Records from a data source
....

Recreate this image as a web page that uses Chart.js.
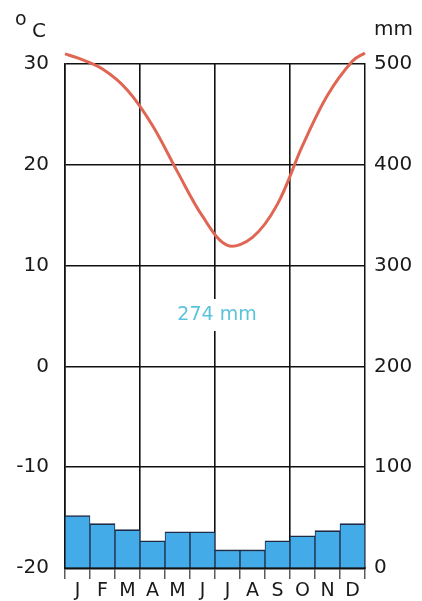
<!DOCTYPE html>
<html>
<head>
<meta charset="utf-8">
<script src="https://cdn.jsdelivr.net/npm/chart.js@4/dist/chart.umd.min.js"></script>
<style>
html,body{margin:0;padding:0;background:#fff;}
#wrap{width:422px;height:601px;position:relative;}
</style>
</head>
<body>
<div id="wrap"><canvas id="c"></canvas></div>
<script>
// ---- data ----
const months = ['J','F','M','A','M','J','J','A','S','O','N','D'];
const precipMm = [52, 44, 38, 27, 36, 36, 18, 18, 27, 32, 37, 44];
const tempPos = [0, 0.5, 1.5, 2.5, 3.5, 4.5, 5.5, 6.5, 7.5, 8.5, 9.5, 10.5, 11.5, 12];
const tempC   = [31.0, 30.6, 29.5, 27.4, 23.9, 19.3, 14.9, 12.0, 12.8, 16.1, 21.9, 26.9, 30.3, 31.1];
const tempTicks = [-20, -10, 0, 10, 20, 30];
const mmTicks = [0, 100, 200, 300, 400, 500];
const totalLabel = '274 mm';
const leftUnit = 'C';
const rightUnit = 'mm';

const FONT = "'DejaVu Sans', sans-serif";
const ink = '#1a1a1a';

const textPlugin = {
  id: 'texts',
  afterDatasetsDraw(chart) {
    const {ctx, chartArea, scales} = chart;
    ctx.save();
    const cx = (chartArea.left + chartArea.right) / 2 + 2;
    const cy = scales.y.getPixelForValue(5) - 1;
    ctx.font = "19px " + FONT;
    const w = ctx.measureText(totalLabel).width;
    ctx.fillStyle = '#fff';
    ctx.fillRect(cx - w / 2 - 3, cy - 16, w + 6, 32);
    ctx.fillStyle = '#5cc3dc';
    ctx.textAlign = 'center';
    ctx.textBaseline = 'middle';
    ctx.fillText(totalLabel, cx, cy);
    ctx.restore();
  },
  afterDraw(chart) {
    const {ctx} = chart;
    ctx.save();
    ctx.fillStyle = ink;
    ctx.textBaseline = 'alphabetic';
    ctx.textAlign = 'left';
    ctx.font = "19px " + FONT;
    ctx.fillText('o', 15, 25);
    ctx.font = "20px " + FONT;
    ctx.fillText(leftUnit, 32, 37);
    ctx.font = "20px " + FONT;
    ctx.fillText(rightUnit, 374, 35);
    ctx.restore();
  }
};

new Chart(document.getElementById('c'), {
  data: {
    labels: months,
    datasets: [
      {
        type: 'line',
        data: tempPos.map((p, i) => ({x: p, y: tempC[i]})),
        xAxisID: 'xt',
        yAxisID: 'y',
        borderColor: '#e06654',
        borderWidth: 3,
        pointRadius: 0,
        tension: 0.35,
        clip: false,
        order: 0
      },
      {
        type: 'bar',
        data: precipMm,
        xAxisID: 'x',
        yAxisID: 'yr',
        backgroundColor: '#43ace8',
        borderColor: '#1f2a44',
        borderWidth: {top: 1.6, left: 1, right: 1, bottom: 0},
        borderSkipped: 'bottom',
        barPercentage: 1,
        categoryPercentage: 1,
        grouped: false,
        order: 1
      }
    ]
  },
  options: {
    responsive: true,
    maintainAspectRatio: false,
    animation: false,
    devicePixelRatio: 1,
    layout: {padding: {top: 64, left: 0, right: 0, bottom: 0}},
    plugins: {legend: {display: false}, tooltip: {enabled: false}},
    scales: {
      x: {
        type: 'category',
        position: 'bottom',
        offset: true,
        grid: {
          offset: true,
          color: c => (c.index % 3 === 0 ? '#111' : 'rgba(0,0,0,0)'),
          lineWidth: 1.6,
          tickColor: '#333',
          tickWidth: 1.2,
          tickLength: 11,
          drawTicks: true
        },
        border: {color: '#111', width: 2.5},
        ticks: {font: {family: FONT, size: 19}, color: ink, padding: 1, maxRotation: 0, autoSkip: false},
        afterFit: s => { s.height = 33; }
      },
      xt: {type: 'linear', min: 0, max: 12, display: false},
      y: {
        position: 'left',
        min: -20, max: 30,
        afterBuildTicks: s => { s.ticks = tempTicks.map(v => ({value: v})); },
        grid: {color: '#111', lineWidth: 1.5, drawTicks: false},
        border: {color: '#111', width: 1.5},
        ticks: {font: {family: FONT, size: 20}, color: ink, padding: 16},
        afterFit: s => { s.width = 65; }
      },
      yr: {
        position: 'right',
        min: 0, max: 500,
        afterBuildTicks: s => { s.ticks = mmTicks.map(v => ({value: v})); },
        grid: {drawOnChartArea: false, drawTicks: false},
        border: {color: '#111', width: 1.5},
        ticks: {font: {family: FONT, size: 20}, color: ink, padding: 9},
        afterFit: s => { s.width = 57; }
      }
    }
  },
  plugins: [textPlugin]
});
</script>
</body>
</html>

....

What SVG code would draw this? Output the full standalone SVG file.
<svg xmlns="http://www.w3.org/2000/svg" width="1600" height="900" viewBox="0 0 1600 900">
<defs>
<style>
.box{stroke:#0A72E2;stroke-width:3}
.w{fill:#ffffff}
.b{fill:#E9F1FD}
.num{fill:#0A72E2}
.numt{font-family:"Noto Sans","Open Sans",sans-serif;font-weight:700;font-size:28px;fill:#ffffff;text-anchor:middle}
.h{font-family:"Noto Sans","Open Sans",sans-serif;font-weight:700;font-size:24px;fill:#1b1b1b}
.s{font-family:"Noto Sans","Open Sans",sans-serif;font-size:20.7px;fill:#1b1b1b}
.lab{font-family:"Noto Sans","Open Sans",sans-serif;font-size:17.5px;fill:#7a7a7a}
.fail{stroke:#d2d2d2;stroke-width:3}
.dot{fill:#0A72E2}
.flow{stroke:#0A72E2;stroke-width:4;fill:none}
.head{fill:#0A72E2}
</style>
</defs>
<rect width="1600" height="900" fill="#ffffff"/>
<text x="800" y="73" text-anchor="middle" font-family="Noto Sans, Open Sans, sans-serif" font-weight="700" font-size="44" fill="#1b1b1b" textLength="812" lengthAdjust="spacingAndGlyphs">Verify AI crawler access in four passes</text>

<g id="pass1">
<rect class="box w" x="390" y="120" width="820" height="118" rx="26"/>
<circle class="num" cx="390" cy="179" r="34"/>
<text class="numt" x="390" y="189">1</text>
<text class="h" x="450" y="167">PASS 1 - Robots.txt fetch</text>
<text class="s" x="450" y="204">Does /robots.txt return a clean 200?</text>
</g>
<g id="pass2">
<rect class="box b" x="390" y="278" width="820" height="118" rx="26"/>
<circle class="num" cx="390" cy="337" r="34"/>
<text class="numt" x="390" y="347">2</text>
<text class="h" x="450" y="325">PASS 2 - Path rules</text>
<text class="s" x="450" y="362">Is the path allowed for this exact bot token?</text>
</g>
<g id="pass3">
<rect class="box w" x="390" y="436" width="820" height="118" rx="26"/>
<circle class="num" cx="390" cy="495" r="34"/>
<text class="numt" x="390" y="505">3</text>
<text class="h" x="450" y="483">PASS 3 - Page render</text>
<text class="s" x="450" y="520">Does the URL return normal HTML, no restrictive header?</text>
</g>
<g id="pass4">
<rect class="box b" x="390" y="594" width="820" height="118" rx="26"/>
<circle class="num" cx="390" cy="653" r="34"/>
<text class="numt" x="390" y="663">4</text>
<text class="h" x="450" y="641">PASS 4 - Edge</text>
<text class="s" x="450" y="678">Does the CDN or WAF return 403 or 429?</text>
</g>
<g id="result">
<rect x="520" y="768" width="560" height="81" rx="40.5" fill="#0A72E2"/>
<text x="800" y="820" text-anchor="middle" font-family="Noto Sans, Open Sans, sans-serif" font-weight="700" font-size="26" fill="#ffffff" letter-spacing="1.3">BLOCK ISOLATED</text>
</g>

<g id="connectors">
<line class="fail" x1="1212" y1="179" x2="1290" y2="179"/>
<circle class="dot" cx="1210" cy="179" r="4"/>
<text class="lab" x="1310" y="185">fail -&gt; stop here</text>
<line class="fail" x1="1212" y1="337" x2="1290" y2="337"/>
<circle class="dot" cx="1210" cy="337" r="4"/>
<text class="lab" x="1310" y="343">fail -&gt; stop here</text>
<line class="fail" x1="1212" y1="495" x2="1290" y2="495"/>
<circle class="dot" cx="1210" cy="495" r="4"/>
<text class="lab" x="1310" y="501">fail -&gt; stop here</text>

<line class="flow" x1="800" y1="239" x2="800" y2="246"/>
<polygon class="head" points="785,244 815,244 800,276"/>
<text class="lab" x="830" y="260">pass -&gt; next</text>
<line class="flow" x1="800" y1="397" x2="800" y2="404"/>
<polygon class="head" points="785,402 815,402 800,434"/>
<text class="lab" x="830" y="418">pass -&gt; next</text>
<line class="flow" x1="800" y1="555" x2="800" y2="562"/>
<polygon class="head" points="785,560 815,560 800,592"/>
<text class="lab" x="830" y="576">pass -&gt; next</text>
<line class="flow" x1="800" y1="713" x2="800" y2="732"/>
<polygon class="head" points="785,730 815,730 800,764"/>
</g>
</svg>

....

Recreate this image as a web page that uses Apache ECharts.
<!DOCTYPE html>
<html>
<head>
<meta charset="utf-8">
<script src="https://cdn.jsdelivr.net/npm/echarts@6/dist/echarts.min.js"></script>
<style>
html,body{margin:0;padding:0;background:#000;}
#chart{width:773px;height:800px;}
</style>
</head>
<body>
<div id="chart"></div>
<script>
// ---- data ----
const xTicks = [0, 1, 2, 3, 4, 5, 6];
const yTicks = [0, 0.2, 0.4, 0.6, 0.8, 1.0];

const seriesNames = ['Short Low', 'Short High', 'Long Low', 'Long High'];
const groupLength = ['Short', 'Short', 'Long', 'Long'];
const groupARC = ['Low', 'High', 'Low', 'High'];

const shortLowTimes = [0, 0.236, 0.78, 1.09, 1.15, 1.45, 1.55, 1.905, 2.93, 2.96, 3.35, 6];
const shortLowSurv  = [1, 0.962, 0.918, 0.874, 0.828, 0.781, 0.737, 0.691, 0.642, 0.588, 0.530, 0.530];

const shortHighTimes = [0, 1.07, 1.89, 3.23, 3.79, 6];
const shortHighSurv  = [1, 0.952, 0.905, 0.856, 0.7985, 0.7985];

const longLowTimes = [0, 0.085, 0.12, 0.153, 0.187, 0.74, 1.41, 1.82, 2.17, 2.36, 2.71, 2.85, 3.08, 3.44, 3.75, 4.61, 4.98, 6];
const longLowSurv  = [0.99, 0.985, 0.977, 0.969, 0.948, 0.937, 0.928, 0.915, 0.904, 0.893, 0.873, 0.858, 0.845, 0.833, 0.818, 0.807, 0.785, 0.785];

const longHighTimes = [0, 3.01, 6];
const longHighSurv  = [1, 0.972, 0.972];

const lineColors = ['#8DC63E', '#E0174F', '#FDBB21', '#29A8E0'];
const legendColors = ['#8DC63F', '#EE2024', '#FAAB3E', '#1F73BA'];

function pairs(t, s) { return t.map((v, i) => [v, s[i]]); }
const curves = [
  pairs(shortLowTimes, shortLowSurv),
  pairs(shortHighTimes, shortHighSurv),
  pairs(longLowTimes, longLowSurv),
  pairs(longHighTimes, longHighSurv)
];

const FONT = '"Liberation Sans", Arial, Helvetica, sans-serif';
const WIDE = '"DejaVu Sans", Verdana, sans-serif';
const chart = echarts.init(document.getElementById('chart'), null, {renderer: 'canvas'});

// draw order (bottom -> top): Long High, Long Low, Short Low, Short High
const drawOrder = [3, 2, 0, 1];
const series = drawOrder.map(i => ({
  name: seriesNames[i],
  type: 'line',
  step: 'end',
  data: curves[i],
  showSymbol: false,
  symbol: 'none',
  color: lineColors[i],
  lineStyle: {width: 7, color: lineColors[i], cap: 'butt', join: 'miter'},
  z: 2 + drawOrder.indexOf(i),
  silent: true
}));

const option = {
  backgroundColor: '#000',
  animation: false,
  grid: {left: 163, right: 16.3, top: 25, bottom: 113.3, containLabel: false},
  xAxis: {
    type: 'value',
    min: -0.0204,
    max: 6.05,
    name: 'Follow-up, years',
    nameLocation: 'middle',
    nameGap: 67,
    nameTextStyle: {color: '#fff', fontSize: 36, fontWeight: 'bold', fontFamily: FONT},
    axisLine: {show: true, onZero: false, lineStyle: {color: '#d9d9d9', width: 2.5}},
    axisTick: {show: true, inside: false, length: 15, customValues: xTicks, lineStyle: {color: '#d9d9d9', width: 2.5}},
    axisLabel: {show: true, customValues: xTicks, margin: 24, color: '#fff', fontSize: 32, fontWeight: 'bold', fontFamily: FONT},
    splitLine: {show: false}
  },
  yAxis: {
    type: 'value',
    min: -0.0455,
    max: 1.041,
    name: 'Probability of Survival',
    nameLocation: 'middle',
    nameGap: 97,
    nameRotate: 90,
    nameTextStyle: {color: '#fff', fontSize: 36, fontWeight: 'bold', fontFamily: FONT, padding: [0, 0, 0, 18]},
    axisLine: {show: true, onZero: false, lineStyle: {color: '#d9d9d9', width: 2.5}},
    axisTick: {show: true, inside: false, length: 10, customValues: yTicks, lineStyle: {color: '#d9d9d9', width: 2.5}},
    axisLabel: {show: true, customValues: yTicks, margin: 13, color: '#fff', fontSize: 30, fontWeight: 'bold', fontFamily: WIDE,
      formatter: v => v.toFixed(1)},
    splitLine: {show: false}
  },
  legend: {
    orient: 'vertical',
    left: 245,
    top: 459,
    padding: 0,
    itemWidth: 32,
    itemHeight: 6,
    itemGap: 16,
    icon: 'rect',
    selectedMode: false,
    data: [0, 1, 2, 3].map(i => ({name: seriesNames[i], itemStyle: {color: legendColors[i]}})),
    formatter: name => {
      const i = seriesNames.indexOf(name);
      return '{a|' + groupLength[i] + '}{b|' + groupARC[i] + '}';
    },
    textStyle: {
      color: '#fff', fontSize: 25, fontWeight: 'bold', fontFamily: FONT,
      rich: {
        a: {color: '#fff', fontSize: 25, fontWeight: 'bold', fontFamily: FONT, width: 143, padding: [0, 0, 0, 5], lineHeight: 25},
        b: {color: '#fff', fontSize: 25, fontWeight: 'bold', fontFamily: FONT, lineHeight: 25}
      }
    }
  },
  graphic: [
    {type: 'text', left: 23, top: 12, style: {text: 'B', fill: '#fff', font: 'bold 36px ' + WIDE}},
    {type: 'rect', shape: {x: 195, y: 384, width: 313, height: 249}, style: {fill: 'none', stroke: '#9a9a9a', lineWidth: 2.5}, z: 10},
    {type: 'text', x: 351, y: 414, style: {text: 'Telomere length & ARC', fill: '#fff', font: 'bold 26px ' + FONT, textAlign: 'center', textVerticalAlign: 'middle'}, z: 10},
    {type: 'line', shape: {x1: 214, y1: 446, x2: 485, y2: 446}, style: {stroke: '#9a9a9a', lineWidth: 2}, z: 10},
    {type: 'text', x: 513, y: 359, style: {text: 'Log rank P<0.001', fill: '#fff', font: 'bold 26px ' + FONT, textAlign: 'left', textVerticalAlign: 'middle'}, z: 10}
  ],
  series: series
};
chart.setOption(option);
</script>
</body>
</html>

....

▶ [GIVEN INSTRUCTION] Which lines in the data above contain "image"? Show each one.

▶ [RESPONSE]
Recreate this image as a web page that uses Chart.js.
Recreate this image as a web page that uses Apache ECharts.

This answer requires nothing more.